- **Written task**:
Quote the records that follow in full and exactly; leave out the pictures.

- **Supplied entries**:

______________________________

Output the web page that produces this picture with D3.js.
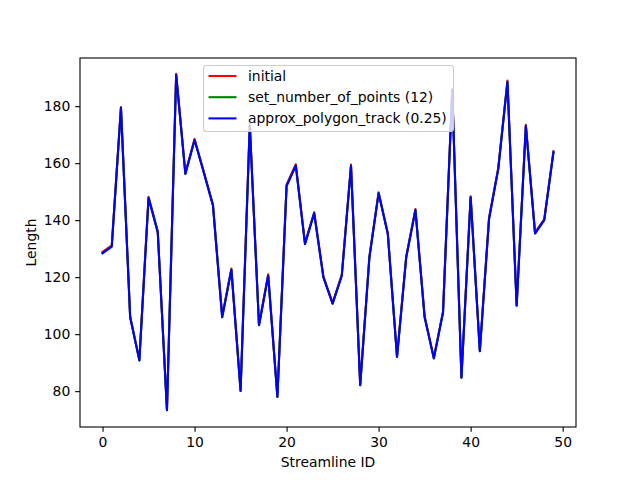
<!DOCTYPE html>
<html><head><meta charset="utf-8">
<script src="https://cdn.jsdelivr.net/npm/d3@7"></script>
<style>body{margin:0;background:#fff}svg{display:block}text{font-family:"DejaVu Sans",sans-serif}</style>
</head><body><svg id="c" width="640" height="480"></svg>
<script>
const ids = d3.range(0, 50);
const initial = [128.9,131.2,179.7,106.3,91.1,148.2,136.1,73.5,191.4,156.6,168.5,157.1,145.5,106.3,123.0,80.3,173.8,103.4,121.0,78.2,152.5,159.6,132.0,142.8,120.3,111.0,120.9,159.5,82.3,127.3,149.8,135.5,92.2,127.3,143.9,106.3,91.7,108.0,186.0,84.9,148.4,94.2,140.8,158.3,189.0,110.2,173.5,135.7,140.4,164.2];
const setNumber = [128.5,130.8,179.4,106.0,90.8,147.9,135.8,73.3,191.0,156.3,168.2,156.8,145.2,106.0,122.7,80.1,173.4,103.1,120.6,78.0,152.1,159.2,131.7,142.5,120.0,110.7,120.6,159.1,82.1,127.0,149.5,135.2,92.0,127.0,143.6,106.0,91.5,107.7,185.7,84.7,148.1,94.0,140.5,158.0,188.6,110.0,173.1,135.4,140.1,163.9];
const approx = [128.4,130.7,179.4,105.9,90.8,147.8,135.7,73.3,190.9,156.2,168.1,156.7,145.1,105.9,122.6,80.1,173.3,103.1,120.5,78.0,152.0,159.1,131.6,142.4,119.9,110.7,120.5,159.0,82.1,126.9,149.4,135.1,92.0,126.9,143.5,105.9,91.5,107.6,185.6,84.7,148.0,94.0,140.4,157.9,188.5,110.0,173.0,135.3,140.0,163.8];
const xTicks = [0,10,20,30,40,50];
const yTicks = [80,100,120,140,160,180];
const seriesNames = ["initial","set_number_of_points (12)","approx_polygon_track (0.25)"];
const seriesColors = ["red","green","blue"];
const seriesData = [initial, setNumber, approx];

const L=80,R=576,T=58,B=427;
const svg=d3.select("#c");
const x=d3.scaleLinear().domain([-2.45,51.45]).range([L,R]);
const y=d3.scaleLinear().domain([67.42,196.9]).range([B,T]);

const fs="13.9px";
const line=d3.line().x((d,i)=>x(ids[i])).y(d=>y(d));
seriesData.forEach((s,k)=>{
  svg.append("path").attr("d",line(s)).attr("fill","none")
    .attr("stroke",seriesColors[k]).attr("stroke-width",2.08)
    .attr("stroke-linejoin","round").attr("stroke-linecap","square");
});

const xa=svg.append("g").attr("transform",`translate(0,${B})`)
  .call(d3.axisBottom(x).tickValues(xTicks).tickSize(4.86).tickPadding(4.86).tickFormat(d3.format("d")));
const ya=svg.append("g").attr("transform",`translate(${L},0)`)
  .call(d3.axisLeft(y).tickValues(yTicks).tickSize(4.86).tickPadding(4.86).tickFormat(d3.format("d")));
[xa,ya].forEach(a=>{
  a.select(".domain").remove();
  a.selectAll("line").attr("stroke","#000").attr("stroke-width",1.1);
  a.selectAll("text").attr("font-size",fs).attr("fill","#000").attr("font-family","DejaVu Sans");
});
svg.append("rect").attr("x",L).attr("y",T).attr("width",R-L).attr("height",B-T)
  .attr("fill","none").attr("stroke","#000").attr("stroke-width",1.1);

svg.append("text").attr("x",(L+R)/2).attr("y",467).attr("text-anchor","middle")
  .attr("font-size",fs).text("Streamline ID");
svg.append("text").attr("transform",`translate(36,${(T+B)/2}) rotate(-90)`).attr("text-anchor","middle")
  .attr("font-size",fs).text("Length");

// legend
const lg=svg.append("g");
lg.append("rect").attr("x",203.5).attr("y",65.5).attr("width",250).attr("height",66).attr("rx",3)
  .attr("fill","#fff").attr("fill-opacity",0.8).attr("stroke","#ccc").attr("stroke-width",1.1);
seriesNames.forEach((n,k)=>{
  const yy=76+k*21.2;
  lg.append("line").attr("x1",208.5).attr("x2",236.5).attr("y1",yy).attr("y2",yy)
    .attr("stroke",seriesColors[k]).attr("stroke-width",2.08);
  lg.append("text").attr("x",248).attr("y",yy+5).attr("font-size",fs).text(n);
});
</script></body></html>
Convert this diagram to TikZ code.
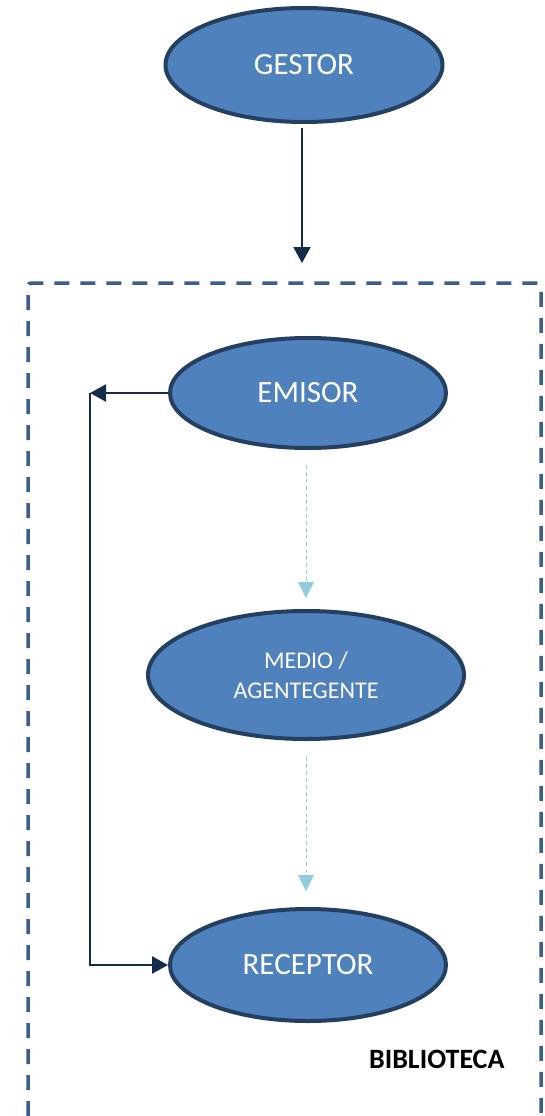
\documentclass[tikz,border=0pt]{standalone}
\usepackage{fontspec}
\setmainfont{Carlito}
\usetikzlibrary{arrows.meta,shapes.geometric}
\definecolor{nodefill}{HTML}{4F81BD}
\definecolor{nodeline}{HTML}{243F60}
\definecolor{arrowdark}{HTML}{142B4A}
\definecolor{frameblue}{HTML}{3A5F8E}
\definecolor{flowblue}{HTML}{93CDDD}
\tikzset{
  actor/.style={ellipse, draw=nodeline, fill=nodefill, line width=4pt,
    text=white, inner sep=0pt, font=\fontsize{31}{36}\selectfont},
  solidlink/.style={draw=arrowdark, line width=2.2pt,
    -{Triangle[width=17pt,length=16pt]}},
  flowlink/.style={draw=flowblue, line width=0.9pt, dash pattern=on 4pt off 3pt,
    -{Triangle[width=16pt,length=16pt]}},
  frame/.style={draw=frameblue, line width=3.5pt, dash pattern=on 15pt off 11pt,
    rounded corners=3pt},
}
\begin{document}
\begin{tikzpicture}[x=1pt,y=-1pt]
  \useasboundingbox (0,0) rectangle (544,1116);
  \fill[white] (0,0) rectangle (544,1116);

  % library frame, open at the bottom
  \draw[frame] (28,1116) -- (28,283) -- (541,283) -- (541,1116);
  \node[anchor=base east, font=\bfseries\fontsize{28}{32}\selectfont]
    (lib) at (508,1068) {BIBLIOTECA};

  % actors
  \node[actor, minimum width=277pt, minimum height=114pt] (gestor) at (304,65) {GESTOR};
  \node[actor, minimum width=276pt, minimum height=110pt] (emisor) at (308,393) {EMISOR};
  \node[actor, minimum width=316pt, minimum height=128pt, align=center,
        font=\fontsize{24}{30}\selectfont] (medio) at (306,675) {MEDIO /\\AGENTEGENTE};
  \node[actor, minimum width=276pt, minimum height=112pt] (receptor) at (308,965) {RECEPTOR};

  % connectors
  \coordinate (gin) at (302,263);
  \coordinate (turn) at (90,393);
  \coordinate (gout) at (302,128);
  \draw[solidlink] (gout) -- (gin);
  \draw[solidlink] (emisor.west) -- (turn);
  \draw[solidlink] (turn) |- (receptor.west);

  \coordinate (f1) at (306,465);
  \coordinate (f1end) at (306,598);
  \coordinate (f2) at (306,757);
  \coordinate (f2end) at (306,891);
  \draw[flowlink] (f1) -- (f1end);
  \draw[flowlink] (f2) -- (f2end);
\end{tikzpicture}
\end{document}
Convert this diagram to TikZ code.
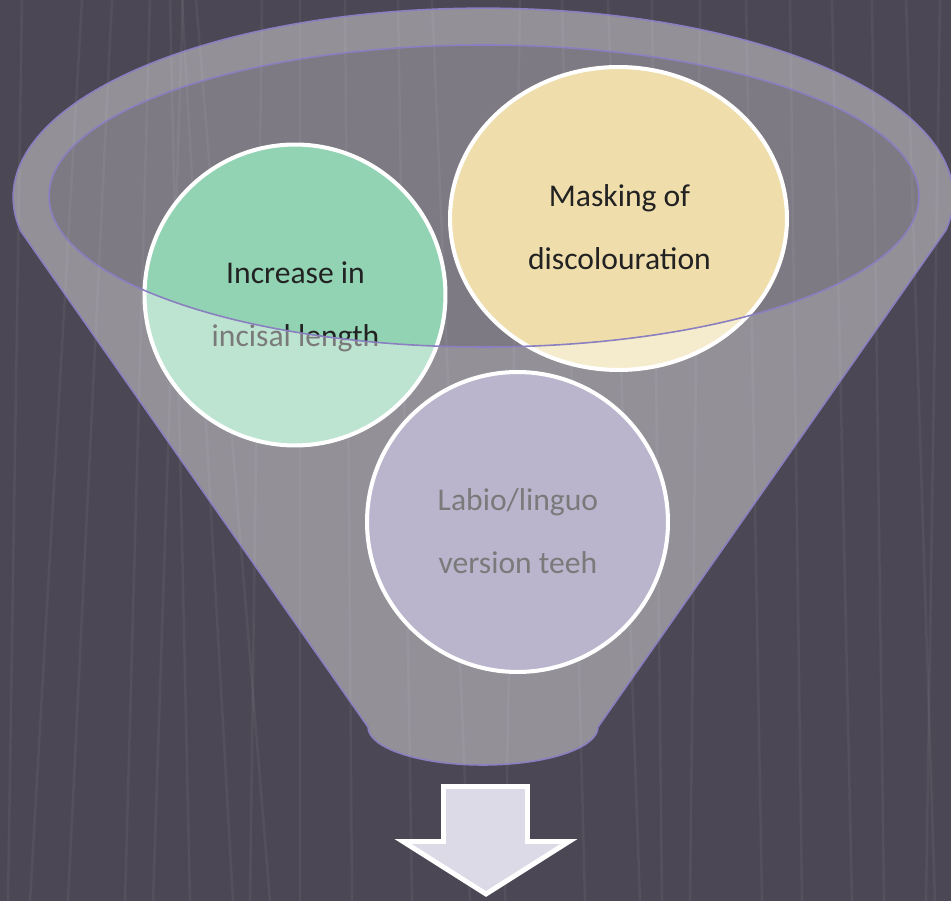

______________________________

- **Complete answer**:
Output the web page that produces this picture with D3.js.
<!DOCTYPE html>
<html><head><meta charset="utf-8">
<script src="https://cdn.jsdelivr.net/npm/d3@7"></script>
<style>body{margin:0;background:#fff}svg{display:block}text{font-family:"DejaVu Sans",sans-serif}</style>
</head><body><svg id="c" width="640" height="480"></svg>
<script>
const ids = d3.range(0, 50);
const initial = [128.9,131.2,179.7,106.3,91.1,148.2,136.1,73.5,191.4,156.6,168.5,157.1,145.5,106.3,123.0,80.3,173.8,103.4,121.0,78.2,152.5,159.6,132.0,142.8,120.3,111.0,120.9,159.5,82.3,127.3,149.8,135.5,92.2,127.3,143.9,106.3,91.7,108.0,186.0,84.9,148.4,94.2,140.8,158.3,189.0,110.2,173.5,135.7,140.4,164.2];
const setNumber = [128.5,130.8,179.4,106.0,90.8,147.9,135.8,73.3,191.0,156.3,168.2,156.8,145.2,106.0,122.7,80.1,173.4,103.1,120.6,78.0,152.1,159.2,131.7,142.5,120.0,110.7,120.6,159.1,82.1,127.0,149.5,135.2,92.0,127.0,143.6,106.0,91.5,107.7,185.7,84.7,148.1,94.0,140.5,158.0,188.6,110.0,173.1,135.4,140.1,163.9];
const approx = [128.4,130.7,179.4,105.9,90.8,147.8,135.7,73.3,190.9,156.2,168.1,156.7,145.1,105.9,122.6,80.1,173.3,103.1,120.5,78.0,152.0,159.1,131.6,142.4,119.9,110.7,120.5,159.0,82.1,126.9,149.4,135.1,92.0,126.9,143.5,105.9,91.5,107.6,185.6,84.7,148.0,94.0,140.4,157.9,188.5,110.0,173.0,135.3,140.0,163.8];
const xTicks = [0,10,20,30,40,50];
const yTicks = [80,100,120,140,160,180];
const seriesNames = ["initial","set_number_of_points (12)","approx_polygon_track (0.25)"];
const seriesColors = ["red","green","blue"];
const seriesData = [initial, setNumber, approx];

const L=80,R=576,T=58,B=427;
const svg=d3.select("#c");
const x=d3.scaleLinear().domain([-2.45,51.45]).range([L,R]);
const y=d3.scaleLinear().domain([67.42,196.9]).range([B,T]);

const fs="13.9px";
const line=d3.line().x((d,i)=>x(ids[i])).y(d=>y(d));
seriesData.forEach((s,k)=>{
  svg.append("path").attr("d",line(s)).attr("fill","none")
    .attr("stroke",seriesColors[k]).attr("stroke-width",2.08)
    .attr("stroke-linejoin","round").attr("stroke-linecap","square");
});

const xa=svg.append("g").attr("transform",`translate(0,${B})`)
  .call(d3.axisBottom(x).tickValues(xTicks).tickSize(4.86).tickPadding(4.86).tickFormat(d3.format("d")));
const ya=svg.append("g").attr("transform",`translate(${L},0)`)
  .call(d3.axisLeft(y).tickValues(yTicks).tickSize(4.86).tickPadding(4.86).tickFormat(d3.format("d")));
[xa,ya].forEach(a=>{
  a.select(".domain").remove();
  a.selectAll("line").attr("stroke","#000").attr("stroke-width",1.1);
  a.selectAll("text").attr("font-size",fs).attr("fill","#000").attr("font-family","DejaVu Sans");
});
svg.append("rect").attr("x",L).attr("y",T).attr("width",R-L).attr("height",B-T)
  .attr("fill","none").attr("stroke","#000").attr("stroke-width",1.1);

svg.append("text").attr("x",(L+R)/2).attr("y",467).attr("text-anchor","middle")
  .attr("font-size",fs).text("Streamline ID");
svg.append("text").attr("transform",`translate(36,${(T+B)/2}) rotate(-90)`).attr("text-anchor","middle")
  .attr("font-size",fs).text("Length");

// legend
const lg=svg.append("g");
lg.append("rect").attr("x",203.5).attr("y",65.5).attr("width",250).attr("height",66).attr("rx",3)
  .attr("fill","#fff").attr("fill-opacity",0.8).attr("stroke","#ccc").attr("stroke-width",1.1);
seriesNames.forEach((n,k)=>{
  const yy=76+k*21.2;
  lg.append("line").attr("x1",208.5).attr("x2",236.5).attr("y1",yy).attr("y2",yy)
    .attr("stroke",seriesColors[k]).attr("stroke-width",2.08);
  lg.append("text").attr("x",248).attr("y",yy+5).attr("font-size",fs).text(n);
});
</script></body></html>
Convert this diagram to TikZ code.
\documentclass[tikz,border=0pt]{standalone}
\usepackage{fontspec}
\setmainfont{Carlito}
\usetikzlibrary{arrows.meta,shapes.geometric}
\definecolor{nodefill}{HTML}{4F81BD}
\definecolor{nodeline}{HTML}{243F60}
\definecolor{arrowdark}{HTML}{142B4A}
\definecolor{frameblue}{HTML}{3A5F8E}
\definecolor{flowblue}{HTML}{93CDDD}
\tikzset{
  actor/.style={ellipse, draw=nodeline, fill=nodefill, line width=4pt,
    text=white, inner sep=0pt, font=\fontsize{31}{36}\selectfont},
  solidlink/.style={draw=arrowdark, line width=2.2pt,
    -{Triangle[width=17pt,length=16pt]}},
  flowlink/.style={draw=flowblue, line width=0.9pt, dash pattern=on 4pt off 3pt,
    -{Triangle[width=16pt,length=16pt]}},
  frame/.style={draw=frameblue, line width=3.5pt, dash pattern=on 15pt off 11pt,
    rounded corners=3pt},
}
\begin{document}
\begin{tikzpicture}[x=1pt,y=-1pt]
  \useasboundingbox (0,0) rectangle (544,1116);
  \fill[white] (0,0) rectangle (544,1116);

  % library frame, open at the bottom
  \draw[frame] (28,1116) -- (28,283) -- (541,283) -- (541,1116);
  \node[anchor=base east, font=\bfseries\fontsize{28}{32}\selectfont]
    (lib) at (508,1068) {BIBLIOTECA};

  % actors
  \node[actor, minimum width=277pt, minimum height=114pt] (gestor) at (304,65) {GESTOR};
  \node[actor, minimum width=276pt, minimum height=110pt] (emisor) at (308,393) {EMISOR};
  \node[actor, minimum width=316pt, minimum height=128pt, align=center,
        font=\fontsize{24}{30}\selectfont] (medio) at (306,675) {MEDIO /\\AGENTEGENTE};
  \node[actor, minimum width=276pt, minimum height=112pt] (receptor) at (308,965) {RECEPTOR};

  % connectors
  \coordinate (gin) at (302,263);
  \coordinate (turn) at (90,393);
  \coordinate (gout) at (302,128);
  \draw[solidlink] (gout) -- (gin);
  \draw[solidlink] (emisor.west) -- (turn);
  \draw[solidlink] (turn) |- (receptor.west);

  \coordinate (f1) at (306,465);
  \coordinate (f1end) at (306,598);
  \coordinate (f2) at (306,757);
  \coordinate (f2end) at (306,891);
  \draw[flowlink] (f1) -- (f1end);
  \draw[flowlink] (f2) -- (f2end);
\end{tikzpicture}
\end{document}
Convert this diagram to TikZ code.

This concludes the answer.